The Anatomy of the Exercise
#A typical whiteboard challenge follows a specific sequence of stages. First comes the clarification phase. The candidate should spend the first few minutes asking about the goals, the users, and the constraints of the problem. They are trying to understand the context. As a founder watching this, you are looking for curiosity. You want to see if they care about the business goals or if they are only focused on the visuals. If they ask about the business model or the primary metric for success, they are thinking like a partner rather than just a pair of hands.
Next is the synthesis phase. This is where the candidate defines the user journey. They might list out the steps a person takes to complete a task. They are mapping out the logic. This is often done through bullet points or simple flow charts. They are looking for the friction points in the process. This stage reveals how the candidate handles complexity. Do they get overwhelmed by the details or can they maintain a high level view of the system? They should be able to explain why one path is better than another based on the assumptions they have made.
Finally, there is the visualization phase. This is where the candidate sketches out wireframes. These are rough, low fidelity drawings of what the interface might look like. They are not supposed to be pretty. They are meant to show the layout of information and the interactions. Throughout this entire process, the candidate should be talking. They should be explaining their choices and inviting feedback. The whiteboard challenge is as much a communication test as it is a design test. You are seeing what it would be like to work with them in a brainstorming session on a Tuesday morning when a product feature is failing.
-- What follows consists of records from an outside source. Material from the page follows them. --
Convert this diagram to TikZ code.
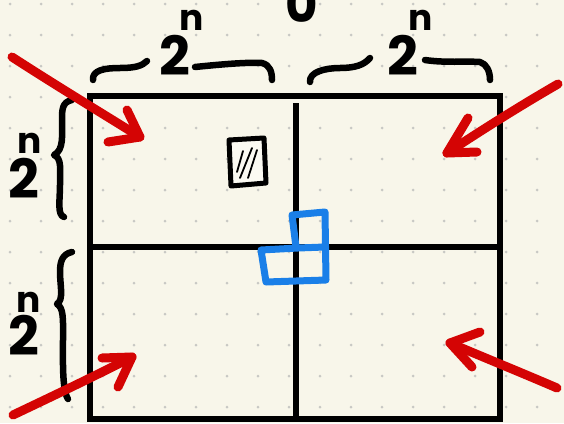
\documentclass[tikz,border=0pt]{standalone}
\usepackage{fontspec}
\setmainfont{Poppins}
\definecolor{bg}{HTML}{F8F6EA}
\definecolor{dotc}{HTML}{C8C8C4}
\definecolor{penred}{HTML}{D40404}
\definecolor{penblue}{HTML}{1A7FE8}
\newcommand\powlab[2]{\fontsize{54}{54}\selectfont 2\kern#1\raisebox{#2}{\fontsize{36}{36}\selectfont n}}
\tikzset{
  frameline/.style={line width=6pt, black, line join=miter},
  braceline/.style={line width=6.5pt, black, line cap=round, line join=round},
  redarrow/.style={line width=9pt, penred, line cap=round, line join=round},
  blueshape/.style={line width=7pt, penblue, line cap=round, line join=round},
  hatchbox/.style={line width=5pt, black, line join=round},
  hatchline/.style={line width=1.8pt, black, line cap=round},
  lab/.style={inner sep=0pt, anchor=base west, font=\bfseries},
}
\begin{document}
\begin{tikzpicture}[x=1pt,y=-1pt]
\useasboundingbox (0,0) rectangle (564,423);
\clip (0,0) rectangle (564,423);
\fill[bg] (0,0) rectangle (564,423);
% dot grid
\foreach \i in {0,...,17}{
  \foreach \j in {0,...,13}{
    \fill[dotc] ({10+31*\i},{4+31*\j}) circle (1.5pt);
  }
}
% top partial zero
\node[lab, anchor=base] (zero) at (302,22) {\fontsize{50}{50}\selectfont 0};
% frame
\draw[frameline] (90,96) rectangle (500,419);
\draw[frameline] (296,103) -- (296,419);
\draw[frameline] (90,247) -- (500,247);
% hatched small square
\draw[hatchbox, fill=bg!60!white] (229,140) -- (264,138) -- (266,183) -- (231,186) -- cycle;
\draw[hatchline] (237,172) -- (243,151);
\draw[hatchline] (240,178) -- (252,148);
\draw[hatchline] (248,178) -- (257,150);
% blue tromino
\draw[blueshape] (296,247) -- (292,215) -- (325,212) -- (326,280) -- (266,282) -- (261,250) -- (298,248) -- (325,247);
% braces top
\draw[braceline] (93,80) .. controls (92,70) and (105,68) .. (120,68) .. controls (135,68) and (142,66) .. (147,61);
\draw[braceline] (195,67) .. controls (215,65) and (245,62) .. (262,63) .. controls (270,65) and (272,72) .. (272,80);
\draw[braceline] (310,82) .. controls (309,72) and (325,68) .. (340,68) .. controls (355,68) and (364,65) .. (370,58);
\draw[braceline] (425,60) .. controls (445,63) and (465,61) .. (480,62) .. controls (487,64) and (490,72) .. (490,80);
% braces left
\draw[braceline] (72,100) .. controls (62,102) and (62,110) .. (62,120) .. controls (62,135) and (64,150) .. (54,155) .. controls (62,158) and (60,170) .. (60,185) .. controls (60,200) and (57,215) .. (64,217);
\draw[braceline] (72,252) .. controls (62,254) and (60,262) .. (60,272) .. controls (60,285) and (64,300) .. (57,304) .. controls (64,308) and (63,320) .. (63,340) .. controls (63,360) and (62,390) .. (68,399);
% labels
\node[lab] (labA) at (159,75) {\powlab{-11pt}{45pt}};
\node[lab] (labB) at (387,75) {\powlab{-10pt}{45pt}};
\node[lab] (labC) at (8,198) {\powlab{-22pt}{45pt}};
\node[lab] (labD) at (8,355) {\powlab{-23pt}{43pt}};
% red arrows
\draw[redarrow] (12,57) .. controls (60,88) and (100,112) .. (140,137);
\draw[redarrow] (127,110) -- (140,137) -- (108,142);
\draw[redarrow] (558,84) .. controls (520,106) and (485,128) .. (447,153);
\draw[redarrow] (468,118) -- (447,153) -- (477,152);
\draw[redarrow] (557,388) .. controls (520,372) and (485,358) .. (450,343);
\draw[redarrow] (480,332) -- (450,343) -- (472,367);
\draw[redarrow] (13,415) .. controls (55,395) and (95,376) .. (132,357);
\draw[redarrow] (102,358) -- (132,357) -- (118,387);
\end{tikzpicture}
\end{document}
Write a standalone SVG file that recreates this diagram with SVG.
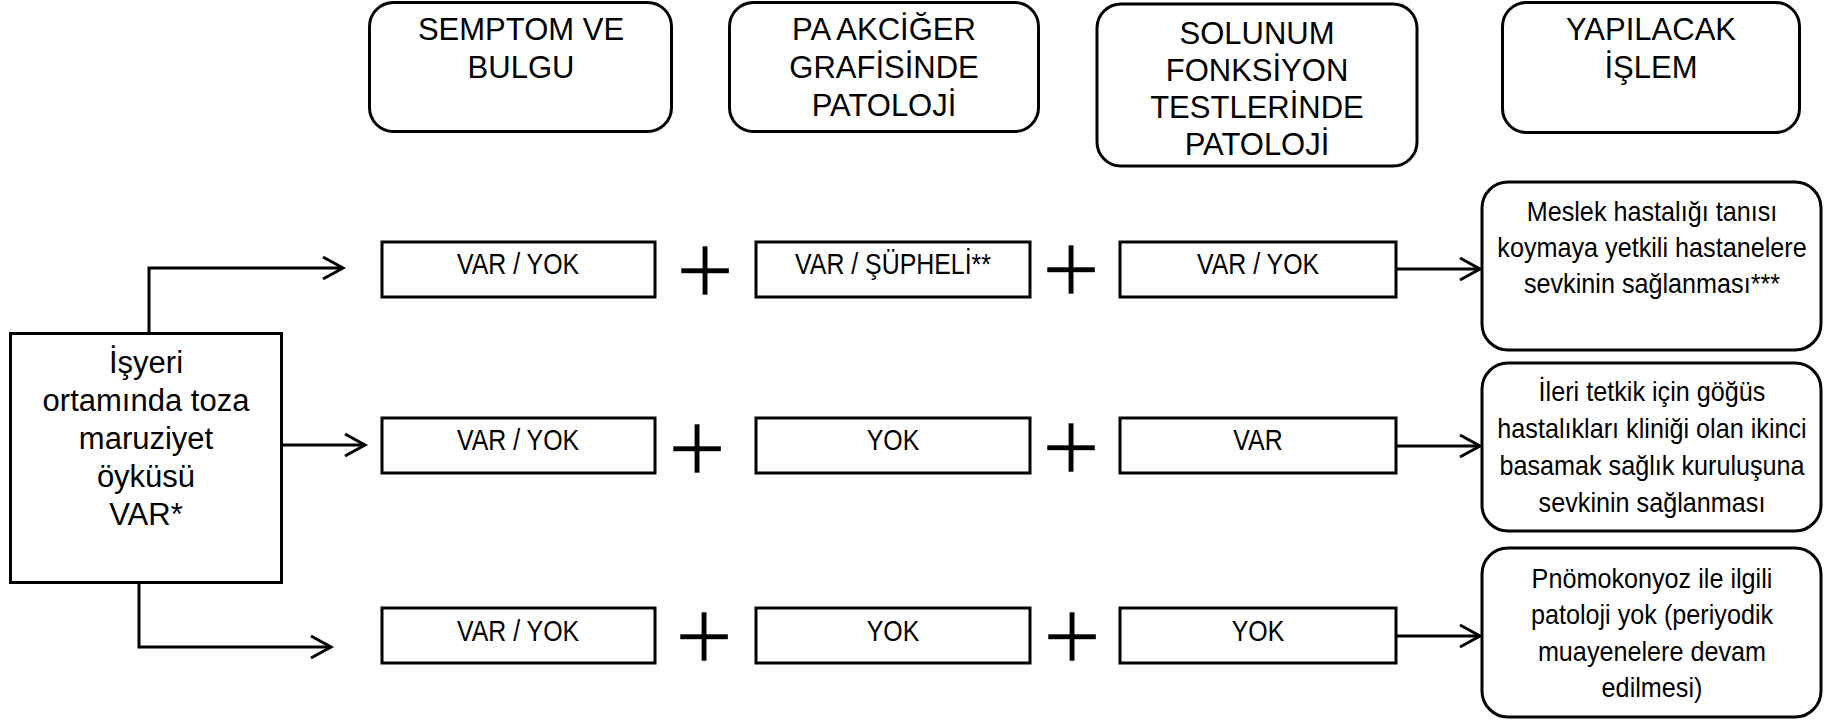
<svg xmlns="http://www.w3.org/2000/svg" width="1825" height="720" viewBox="0 0 1825 720">
<defs>
<marker id="chev" markerUnits="userSpaceOnUse" markerWidth="26" markerHeight="26" refX="21" refY="12" orient="auto" overflow="visible">
<path d="M1,1 L21,12 L1,23" fill="none" stroke="#000" stroke-width="3" stroke-linejoin="miter"/>
</marker>
</defs>
<style>
text{font-family:"Liberation Sans",Arial,sans-serif;fill:#000;text-anchor:middle}
.hdr{fill:#fff;stroke:#000;stroke-width:3}
.box{fill:#fff;stroke:#000;stroke-width:3}
.h{font-size:31px}
.l{font-size:31px}
.r{font-size:30px}
.res{font-size:28px}
.plus{font-size:103px;stroke:#fff;stroke-width:2.4}
.con{fill:none;stroke:#000;stroke-width:3;marker-end:url(#chev)}
</style>
<rect width="1825" height="720" fill="#fff"/>

<g id="hdr-semptom">
<rect class="hdr" x="369.5" y="2.5" width="302" height="129" rx="24"/>
<text class="h" x="521" y="40">SEMPTOM VE</text>
<text class="h" x="521" y="78">BULGU</text>
</g>
<g id="hdr-pa">
<rect class="hdr" x="729.5" y="2.5" width="309" height="129" rx="24"/>
<text class="h" x="884" y="40">PA AKCİĞER</text>
<text class="h" x="884" y="78">GRAFİSİNDE</text>
<text class="h" x="884" y="116">PATOLOJİ</text>
</g>
<g id="hdr-sft">
<rect class="hdr" x="1097" y="4" width="320" height="162" rx="24"/>
<text class="h" x="1257" y="44">SOLUNUM</text>
<text class="h" x="1257" y="81">FONKSİYON</text>
<text class="h" x="1257" y="118">TESTLERİNDE</text>
<text class="h" x="1257" y="155">PATOLOJİ</text>
</g>
<g id="hdr-islem">
<rect class="hdr" x="1502.5" y="2.5" width="297" height="130" rx="24"/>
<text class="h" x="1651" y="40">YAPILACAK</text>
<text class="h" x="1651" y="78">İŞLEM</text>
</g>

<g id="start">
<rect class="box" x="10.5" y="333.5" width="271" height="249"/>
<text class="l" x="146" y="373">İşyeri</text>
<text class="l" x="146" y="411">ortamında toza</text>
<text class="l" x="146" y="449">maruziyet</text>
<text class="l" x="146" y="487">öyküsü</text>
<text class="l" x="146" y="525">VAR*</text>
</g>

<g id="r1c1"><rect class="box" x="382" y="242" width="273" height="55"/><text class="r" transform="translate(518 274) scale(0.83 1)">VAR / YOK</text></g>
<g id="r1c2"><rect class="box" x="756" y="242" width="274" height="55"/><text class="r" transform="translate(893 274) scale(0.83 1)">VAR / ŞÜPHELİ**</text></g>
<g id="r1c3"><rect class="box" x="1120" y="242" width="276" height="55"/><text class="r" transform="translate(1258 274) scale(0.83 1)">VAR / YOK</text></g>

<g id="r2c1"><rect class="box" x="382" y="418" width="273" height="55"/><text class="r" transform="translate(518 450) scale(0.83 1)">VAR / YOK</text></g>
<g id="r2c2"><rect class="box" x="756" y="418" width="274" height="55"/><text class="r" transform="translate(893 450) scale(0.83 1)">YOK</text></g>
<g id="r2c3"><rect class="box" x="1120" y="418" width="276" height="55"/><text class="r" transform="translate(1258 450) scale(0.83 1)">VAR</text></g>

<g id="r3c1"><rect class="box" x="382" y="608" width="273" height="55"/><text class="r" transform="translate(518 641) scale(0.83 1)">VAR / YOK</text></g>
<g id="r3c2"><rect class="box" x="756" y="608" width="274" height="55"/><text class="r" transform="translate(893 641) scale(0.83 1)">YOK</text></g>
<g id="r3c3"><rect class="box" x="1120" y="608" width="276" height="55"/><text class="r" transform="translate(1258 641) scale(0.83 1)">YOK</text></g>

<g id="plus-signs">
<text class="plus" x="705" y="305">+</text>
<text class="plus" x="1071" y="304">+</text>
<text class="plus" x="697" y="483">+</text>
<text class="plus" x="1071" y="482">+</text>
<text class="plus" x="704" y="671">+</text>
<text class="plus" x="1072" y="671">+</text>
</g>

<g id="res1">
<rect class="box" x="1482" y="182" width="339" height="168" rx="26"/>
<g transform="translate(1652 0) scale(0.9 1)">
<text class="res" x="0" y="221">Meslek hastalığı tanısı</text>
<text class="res" x="0" y="257">koymaya yetkili hastanelere</text>
<text class="res" x="0" y="293">sevkinin sağlanması***</text>
</g>
</g>
<g id="res2">
<rect class="box" x="1482" y="363" width="339" height="168" rx="26"/>
<g transform="translate(1652 0) scale(0.9 1)">
<text class="res" x="0" y="401">İleri tetkik için göğüs</text>
<text class="res" x="0" y="438">hastalıkları kliniği olan ikinci</text>
<text class="res" x="0" y="475">basamak sağlık kuruluşuna</text>
<text class="res" x="0" y="512">sevkinin sağlanması</text>
</g>
</g>
<g id="res3">
<rect class="box" x="1482" y="548" width="339" height="169" rx="26"/>
<g transform="translate(1652 0) scale(0.9 1)">
<text class="res" x="0" y="588">Pnömokonyoz ile ilgili</text>
<text class="res" x="0" y="624">patoloji yok (periyodik</text>
<text class="res" x="0" y="661">muayenelere devam</text>
<text class="res" x="0" y="697">edilmesi)</text>
</g>
</g>

<g id="connectors">
<polyline class="con" points="149,333 149,268 343,268"/>
<polyline class="con" points="282,445 365,445"/>
<polyline class="con" points="139,583 139,647 331,647"/>
<polyline class="con" points="1396,269 1480,269"/>
<polyline class="con" points="1396,446 1480,446"/>
<polyline class="con" points="1396,636 1480,636"/>
</g>
</svg>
Whiteboard Challenges Versus Take Home Assignments
#Founders often debate whether to use a whiteboard challenge or a take home assignment. These two tools measure different things. A take home assignment is a project where the candidate works on a problem at home over a few days. They then present a finished, high fidelity design. This approach is useful for seeing how a candidate uses professional design tools like Figma. It shows their attention to detail and their ability to produce polished work. However, take home assignments have a major flaw. They are time consuming for the candidate and do not show you the messy middle of their process. You only see the final result, not the three failed ideas they had along the way.
In contrast, the whiteboard challenge is immediate. It levels the playing field because every candidate has the same amount of time and the same lack of preparation. It prevents people from getting outside help or spending twenty hours on a five hour task. For a startup, speed is often more important than perfection. The whiteboard challenge shows you how someone handles pressure. It shows you how they respond when you point out a flaw in their logic in real time. If they get defensive, that is a data point. If they pivot and thank you for the insight, that is another data point. You are looking for intellectual humility and the ability to iterate quickly.
When to Use This Tool in Your Startup
#You should consider using a whiteboard challenge when you are hiring your first designer or a design lead. These roles require someone who can facilitate workshops and lead product strategy sessions. If someone cannot handle a whiteboard challenge, they will likely struggle to lead a group of engineers or stakeholders through a complex problem. It is also useful when you are hiring for roles that require heavy collaboration with product managers. The dynamic nature of the exercise mimics the actual work environment of a fast moving company.
However, it is important to use this tool with caution. It should not be the only metric you use to evaluate a designer. Some incredibly talented individuals suffer from performance anxiety. They might be brilliant at their desks but freeze when asked to perform on a board. If you rely solely on this exercise, you might miss out on deep thinkers who need quiet time to process information. You should use the whiteboard challenge as one piece of a larger puzzle that includes a portfolio review and a cultural fit interview. It is a data point, not a definitive grade.
The Unknowns and Scientific Limitations
#Despite its popularity, the whiteboard challenge is not without its critics. From a scientific perspective, we must ask if this exercise actually predicts job performance. There is a lack of empirical data that correlates whiteboard performance with long term success in a design role. Many argue that the exercise is biased toward extroverts and those who have been specifically trained to pass these types of interviews. There is also the issue of the observer effect. The presence of an interviewer changes the behavior of the candidate. The stress of being watched can impede the very cognitive functions you are trying to measure.
We also do not know how much the specific prompt influences the outcome. If a candidate happens to be familiar with the industry mentioned in the prompt, they will naturally perform better than someone who is not. This introduces a variable of luck into a process that should be objective. Founders should ask themselves if they are testing for design skill or if they are testing for the ability to perform under a specific type of social pressure. There is a risk that we are simply hiring people who are good at whiteboarding rather than people who are good at building products. This remains an open question in the world of organizational psychology and startup hiring. As a builder, you must decide how much weight to give to this specific format while remaining aware of its potential for false negatives.